### YOUR OBJECTIVE
Report how many lines contain the word "that", with no other text.

-- start of SUPPLIED MATERIAL --

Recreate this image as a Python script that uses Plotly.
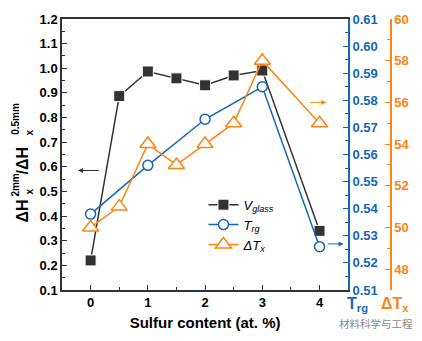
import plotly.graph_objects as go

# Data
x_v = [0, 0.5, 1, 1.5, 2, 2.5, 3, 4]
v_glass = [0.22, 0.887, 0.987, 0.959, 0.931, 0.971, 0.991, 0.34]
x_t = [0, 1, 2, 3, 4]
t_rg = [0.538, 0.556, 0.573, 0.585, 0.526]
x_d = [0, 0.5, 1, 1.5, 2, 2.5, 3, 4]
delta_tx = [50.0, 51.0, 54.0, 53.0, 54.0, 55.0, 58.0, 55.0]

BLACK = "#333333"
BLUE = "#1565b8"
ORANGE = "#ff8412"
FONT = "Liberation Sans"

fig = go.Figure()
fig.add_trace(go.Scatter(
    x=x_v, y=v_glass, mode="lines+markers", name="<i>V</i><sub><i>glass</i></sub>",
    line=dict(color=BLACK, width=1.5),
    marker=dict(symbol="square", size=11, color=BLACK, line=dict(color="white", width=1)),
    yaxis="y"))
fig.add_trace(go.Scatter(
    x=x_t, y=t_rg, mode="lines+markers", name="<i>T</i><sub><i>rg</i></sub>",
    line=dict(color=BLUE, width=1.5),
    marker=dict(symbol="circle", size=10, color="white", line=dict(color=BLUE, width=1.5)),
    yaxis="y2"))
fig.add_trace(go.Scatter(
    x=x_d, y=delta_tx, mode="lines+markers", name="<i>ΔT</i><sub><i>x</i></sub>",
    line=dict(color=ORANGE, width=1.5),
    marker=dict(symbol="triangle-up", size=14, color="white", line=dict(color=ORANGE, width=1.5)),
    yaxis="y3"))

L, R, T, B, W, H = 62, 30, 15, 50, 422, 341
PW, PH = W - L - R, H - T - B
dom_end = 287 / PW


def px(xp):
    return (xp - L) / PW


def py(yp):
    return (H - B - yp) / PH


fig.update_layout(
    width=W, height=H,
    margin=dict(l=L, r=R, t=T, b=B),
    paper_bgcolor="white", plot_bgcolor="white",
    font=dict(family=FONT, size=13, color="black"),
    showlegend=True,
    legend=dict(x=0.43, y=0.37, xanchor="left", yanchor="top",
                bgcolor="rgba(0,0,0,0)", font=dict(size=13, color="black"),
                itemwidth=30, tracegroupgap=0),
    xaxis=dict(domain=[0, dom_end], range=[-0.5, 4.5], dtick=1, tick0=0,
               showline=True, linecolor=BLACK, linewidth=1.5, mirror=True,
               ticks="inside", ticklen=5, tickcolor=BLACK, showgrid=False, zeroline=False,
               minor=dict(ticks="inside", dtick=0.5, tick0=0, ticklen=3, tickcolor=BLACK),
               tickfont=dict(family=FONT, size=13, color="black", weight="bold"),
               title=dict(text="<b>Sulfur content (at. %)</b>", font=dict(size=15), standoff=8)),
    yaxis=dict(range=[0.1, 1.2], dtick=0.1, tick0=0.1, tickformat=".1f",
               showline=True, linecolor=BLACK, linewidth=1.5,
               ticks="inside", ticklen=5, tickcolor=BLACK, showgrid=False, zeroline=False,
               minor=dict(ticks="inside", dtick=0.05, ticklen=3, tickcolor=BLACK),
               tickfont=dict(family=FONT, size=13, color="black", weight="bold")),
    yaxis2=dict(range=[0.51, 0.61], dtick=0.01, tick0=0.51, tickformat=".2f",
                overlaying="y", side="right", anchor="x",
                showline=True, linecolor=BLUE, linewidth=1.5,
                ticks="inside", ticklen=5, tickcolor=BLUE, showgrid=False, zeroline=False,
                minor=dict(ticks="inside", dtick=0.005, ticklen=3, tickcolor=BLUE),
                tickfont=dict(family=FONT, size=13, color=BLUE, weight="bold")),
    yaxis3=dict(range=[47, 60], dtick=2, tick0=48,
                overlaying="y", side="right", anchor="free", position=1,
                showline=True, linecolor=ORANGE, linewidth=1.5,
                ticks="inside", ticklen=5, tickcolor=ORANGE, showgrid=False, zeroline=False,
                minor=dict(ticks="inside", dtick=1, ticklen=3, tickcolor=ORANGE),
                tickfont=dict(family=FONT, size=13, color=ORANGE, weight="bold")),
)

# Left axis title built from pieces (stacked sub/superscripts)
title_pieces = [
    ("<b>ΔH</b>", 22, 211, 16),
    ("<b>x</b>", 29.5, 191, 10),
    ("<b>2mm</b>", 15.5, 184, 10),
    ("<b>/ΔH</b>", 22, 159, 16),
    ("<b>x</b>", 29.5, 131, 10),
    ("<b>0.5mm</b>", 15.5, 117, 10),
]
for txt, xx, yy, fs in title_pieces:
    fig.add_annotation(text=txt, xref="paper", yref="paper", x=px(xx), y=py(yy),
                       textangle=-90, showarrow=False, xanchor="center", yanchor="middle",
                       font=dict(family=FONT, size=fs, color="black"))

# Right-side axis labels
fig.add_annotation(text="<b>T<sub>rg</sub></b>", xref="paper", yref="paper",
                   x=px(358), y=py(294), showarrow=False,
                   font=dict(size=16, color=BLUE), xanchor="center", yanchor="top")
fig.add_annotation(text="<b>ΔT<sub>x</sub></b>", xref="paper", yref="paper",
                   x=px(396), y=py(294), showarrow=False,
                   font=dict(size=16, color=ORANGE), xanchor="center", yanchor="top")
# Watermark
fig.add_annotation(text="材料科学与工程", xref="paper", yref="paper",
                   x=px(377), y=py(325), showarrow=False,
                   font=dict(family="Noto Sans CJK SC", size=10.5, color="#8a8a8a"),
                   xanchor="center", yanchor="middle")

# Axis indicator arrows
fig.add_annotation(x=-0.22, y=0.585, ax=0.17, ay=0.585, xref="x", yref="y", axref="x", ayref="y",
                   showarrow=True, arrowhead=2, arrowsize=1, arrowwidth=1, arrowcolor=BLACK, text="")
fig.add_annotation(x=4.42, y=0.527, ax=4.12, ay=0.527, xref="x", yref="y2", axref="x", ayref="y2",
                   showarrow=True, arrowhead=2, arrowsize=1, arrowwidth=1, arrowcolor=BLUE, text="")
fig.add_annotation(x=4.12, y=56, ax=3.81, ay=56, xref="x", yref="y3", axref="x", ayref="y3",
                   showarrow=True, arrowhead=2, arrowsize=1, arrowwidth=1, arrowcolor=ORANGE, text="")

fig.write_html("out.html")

-- end of SUPPLIED MATERIAL --
-- start of SUPPLIED MATERIAL --

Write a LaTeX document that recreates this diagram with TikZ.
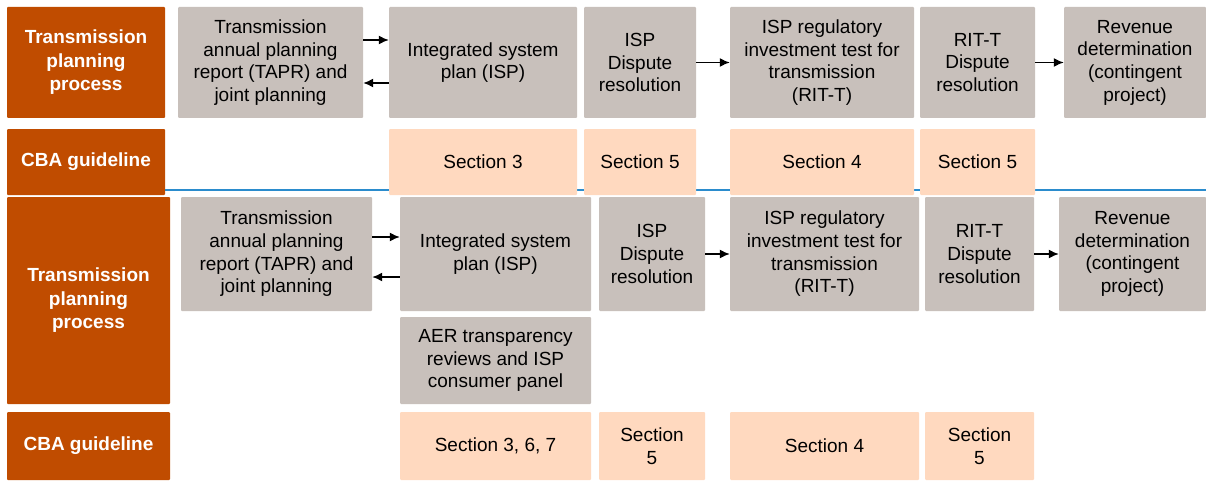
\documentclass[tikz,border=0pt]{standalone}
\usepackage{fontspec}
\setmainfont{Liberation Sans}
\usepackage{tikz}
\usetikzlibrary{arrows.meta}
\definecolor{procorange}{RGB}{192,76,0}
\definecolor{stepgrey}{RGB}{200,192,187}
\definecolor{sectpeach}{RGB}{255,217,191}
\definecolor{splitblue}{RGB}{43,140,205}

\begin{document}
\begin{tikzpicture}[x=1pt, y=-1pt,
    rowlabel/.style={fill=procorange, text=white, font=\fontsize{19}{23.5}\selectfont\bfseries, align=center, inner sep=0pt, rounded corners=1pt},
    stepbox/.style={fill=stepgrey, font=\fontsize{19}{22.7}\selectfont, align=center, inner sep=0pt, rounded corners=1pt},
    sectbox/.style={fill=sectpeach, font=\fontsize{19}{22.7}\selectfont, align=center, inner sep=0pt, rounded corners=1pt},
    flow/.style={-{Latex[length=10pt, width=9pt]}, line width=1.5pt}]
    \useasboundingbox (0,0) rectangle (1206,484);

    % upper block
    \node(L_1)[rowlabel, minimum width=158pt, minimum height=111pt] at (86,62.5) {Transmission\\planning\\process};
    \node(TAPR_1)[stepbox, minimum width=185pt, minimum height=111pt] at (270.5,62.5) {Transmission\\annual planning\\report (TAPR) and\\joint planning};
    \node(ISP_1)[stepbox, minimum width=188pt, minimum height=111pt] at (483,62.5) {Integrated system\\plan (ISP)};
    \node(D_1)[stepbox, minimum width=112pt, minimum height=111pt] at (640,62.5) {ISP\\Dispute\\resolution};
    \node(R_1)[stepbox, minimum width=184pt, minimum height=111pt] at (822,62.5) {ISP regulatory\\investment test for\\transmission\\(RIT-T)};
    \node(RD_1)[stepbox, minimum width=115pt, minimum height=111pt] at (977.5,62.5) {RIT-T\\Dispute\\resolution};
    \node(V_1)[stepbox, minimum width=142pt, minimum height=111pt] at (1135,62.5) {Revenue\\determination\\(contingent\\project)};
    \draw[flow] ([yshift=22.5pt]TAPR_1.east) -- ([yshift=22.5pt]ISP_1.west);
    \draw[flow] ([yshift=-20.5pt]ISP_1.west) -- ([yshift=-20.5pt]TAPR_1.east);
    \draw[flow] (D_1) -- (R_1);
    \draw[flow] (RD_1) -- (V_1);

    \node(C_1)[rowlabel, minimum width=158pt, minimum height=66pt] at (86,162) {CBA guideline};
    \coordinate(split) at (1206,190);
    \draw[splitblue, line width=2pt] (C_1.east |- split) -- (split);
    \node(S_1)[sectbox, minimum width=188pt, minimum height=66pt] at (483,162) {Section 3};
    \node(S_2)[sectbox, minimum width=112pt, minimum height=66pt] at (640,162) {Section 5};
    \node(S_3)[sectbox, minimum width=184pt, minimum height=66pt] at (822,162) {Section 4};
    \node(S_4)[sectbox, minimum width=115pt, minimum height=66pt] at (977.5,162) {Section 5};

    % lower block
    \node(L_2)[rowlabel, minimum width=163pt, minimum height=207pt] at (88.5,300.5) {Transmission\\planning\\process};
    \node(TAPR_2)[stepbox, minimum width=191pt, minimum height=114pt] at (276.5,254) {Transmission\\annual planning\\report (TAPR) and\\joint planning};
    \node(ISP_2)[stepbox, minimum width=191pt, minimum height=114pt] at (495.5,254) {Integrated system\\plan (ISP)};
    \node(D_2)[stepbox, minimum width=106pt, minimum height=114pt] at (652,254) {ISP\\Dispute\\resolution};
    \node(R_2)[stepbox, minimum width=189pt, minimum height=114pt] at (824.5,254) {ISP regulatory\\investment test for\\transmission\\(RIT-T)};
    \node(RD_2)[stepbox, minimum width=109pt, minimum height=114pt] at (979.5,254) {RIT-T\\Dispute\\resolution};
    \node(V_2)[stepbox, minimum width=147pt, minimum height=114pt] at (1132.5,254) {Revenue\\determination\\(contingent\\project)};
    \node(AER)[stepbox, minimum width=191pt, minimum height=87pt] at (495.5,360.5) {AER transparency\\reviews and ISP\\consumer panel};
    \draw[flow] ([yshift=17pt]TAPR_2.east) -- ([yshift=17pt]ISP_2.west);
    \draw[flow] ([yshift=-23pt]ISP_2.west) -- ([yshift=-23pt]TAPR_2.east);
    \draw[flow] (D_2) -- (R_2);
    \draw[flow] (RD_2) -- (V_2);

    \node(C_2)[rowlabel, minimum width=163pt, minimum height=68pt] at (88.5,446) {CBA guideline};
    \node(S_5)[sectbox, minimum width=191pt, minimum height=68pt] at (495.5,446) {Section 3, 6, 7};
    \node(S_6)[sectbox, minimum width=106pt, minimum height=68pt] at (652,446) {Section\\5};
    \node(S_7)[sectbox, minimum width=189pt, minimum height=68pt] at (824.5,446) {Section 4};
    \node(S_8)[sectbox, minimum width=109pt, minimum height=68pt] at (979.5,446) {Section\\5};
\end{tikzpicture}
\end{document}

-- end of SUPPLIED MATERIAL --

### REPLY
2